## Given information
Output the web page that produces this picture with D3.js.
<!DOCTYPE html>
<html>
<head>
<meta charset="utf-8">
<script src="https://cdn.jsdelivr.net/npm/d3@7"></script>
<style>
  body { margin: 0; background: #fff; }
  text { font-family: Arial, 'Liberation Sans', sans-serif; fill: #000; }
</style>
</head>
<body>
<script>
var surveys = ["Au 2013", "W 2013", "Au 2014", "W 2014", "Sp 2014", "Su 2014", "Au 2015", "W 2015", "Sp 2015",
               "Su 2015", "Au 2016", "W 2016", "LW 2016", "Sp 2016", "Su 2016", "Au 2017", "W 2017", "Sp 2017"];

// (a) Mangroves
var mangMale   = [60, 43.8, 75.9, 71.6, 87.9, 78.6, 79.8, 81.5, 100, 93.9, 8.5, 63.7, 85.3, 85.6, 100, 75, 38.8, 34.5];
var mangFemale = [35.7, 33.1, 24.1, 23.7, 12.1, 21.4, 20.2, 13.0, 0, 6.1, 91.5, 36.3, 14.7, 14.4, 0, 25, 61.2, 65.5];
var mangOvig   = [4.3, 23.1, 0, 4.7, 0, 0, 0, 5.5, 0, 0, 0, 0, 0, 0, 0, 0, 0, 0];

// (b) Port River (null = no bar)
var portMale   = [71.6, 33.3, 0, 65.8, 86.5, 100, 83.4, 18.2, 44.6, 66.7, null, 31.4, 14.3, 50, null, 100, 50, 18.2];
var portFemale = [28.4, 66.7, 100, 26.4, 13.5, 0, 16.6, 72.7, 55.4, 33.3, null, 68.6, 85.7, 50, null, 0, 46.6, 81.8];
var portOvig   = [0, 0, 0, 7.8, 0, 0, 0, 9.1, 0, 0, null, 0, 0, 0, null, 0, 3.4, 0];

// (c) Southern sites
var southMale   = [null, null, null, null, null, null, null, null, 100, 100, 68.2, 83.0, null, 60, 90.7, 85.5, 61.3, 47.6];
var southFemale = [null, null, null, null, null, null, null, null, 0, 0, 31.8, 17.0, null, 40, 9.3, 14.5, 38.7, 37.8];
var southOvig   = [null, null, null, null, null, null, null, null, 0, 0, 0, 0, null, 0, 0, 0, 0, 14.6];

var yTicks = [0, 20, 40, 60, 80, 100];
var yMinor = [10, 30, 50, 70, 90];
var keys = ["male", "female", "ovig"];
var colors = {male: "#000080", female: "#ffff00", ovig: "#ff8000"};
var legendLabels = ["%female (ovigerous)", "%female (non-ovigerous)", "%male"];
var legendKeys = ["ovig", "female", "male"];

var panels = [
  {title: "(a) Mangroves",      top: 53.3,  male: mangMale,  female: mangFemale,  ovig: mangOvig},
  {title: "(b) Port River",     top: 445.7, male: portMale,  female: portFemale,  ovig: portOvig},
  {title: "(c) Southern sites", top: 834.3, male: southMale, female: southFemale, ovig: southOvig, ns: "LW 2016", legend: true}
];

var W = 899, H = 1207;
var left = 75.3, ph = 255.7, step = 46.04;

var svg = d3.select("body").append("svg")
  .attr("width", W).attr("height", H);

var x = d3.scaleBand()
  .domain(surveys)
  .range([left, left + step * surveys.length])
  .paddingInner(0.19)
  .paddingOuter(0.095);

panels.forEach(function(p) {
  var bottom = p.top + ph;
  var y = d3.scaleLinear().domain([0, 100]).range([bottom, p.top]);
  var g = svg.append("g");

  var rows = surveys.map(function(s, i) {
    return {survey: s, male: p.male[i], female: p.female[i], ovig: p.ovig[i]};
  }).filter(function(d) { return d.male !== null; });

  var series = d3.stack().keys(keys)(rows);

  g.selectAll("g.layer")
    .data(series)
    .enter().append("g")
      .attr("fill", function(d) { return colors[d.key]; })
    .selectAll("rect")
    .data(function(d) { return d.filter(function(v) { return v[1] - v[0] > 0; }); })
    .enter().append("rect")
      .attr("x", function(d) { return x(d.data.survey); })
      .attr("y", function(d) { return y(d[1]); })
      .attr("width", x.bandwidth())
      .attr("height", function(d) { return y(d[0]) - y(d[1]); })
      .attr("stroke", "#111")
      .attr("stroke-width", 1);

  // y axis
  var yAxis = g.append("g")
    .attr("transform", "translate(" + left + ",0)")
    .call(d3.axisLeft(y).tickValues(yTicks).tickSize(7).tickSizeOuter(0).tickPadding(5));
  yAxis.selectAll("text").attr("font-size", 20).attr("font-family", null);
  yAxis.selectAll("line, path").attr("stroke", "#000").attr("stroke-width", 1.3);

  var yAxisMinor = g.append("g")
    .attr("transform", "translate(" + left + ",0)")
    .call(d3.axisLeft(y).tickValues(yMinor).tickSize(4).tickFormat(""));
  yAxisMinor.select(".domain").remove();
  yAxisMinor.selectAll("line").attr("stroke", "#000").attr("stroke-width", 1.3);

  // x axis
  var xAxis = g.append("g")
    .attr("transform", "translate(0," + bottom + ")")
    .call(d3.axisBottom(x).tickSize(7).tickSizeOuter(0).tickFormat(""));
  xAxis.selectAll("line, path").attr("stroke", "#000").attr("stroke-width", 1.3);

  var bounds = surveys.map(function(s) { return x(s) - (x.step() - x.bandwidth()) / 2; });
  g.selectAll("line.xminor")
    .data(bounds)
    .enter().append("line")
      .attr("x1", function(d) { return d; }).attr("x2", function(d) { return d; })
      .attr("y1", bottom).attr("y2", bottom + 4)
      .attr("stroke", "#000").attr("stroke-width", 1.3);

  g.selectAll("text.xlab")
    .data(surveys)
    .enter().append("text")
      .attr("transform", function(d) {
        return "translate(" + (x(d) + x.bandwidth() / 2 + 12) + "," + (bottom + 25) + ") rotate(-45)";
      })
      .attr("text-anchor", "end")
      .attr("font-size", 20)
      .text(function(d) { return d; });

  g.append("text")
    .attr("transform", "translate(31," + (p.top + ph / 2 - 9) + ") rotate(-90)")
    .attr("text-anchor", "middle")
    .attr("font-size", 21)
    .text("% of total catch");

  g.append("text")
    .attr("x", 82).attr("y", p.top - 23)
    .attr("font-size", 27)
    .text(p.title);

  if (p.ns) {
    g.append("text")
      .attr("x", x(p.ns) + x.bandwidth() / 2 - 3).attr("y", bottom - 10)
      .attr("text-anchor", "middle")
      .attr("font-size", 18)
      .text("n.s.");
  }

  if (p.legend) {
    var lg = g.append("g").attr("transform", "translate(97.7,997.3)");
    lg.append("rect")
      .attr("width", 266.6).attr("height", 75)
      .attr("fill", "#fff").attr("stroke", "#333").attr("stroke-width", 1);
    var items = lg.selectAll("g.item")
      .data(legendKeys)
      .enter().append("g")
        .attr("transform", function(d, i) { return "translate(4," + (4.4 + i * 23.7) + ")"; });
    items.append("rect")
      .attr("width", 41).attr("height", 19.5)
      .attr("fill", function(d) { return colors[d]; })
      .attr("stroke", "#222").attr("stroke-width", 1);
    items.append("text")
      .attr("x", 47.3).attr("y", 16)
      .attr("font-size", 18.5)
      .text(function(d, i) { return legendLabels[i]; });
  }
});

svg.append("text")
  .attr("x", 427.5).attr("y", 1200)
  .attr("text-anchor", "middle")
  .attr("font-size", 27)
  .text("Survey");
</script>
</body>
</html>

## Your goal
Using the data above, restate word for word the lines from its opening line through the line that contains "0, 0, 0, 0, 0];", and no more.

## Exercise result
Output the web page that produces this picture with D3.js.
<!DOCTYPE html>
<html>
<head>
<meta charset="utf-8">
<script src="https://cdn.jsdelivr.net/npm/d3@7"></script>
<style>
  body { margin: 0; background: #fff; }
  text { font-family: Arial, 'Liberation Sans', sans-serif; fill: #000; }
</style>
</head>
<body>
<script>
var surveys = ["Au 2013", "W 2013", "Au 2014", "W 2014", "Sp 2014", "Su 2014", "Au 2015", "W 2015", "Sp 2015",
               "Su 2015", "Au 2016", "W 2016", "LW 2016", "Sp 2016", "Su 2016", "Au 2017", "W 2017", "Sp 2017"];

// (a) Mangroves
var mangMale   = [60, 43.8, 75.9, 71.6, 87.9, 78.6, 79.8, 81.5, 100, 93.9, 8.5, 63.7, 85.3, 85.6, 100, 75, 38.8, 34.5];
var mangFemale = [35.7, 33.1, 24.1, 23.7, 12.1, 21.4, 20.2, 13.0, 0, 6.1, 91.5, 36.3, 14.7, 14.4, 0, 25, 61.2, 65.5];
var mangOvig   = [4.3, 23.1, 0, 4.7, 0, 0, 0, 5.5, 0, 0, 0, 0, 0, 0, 0, 0, 0, 0];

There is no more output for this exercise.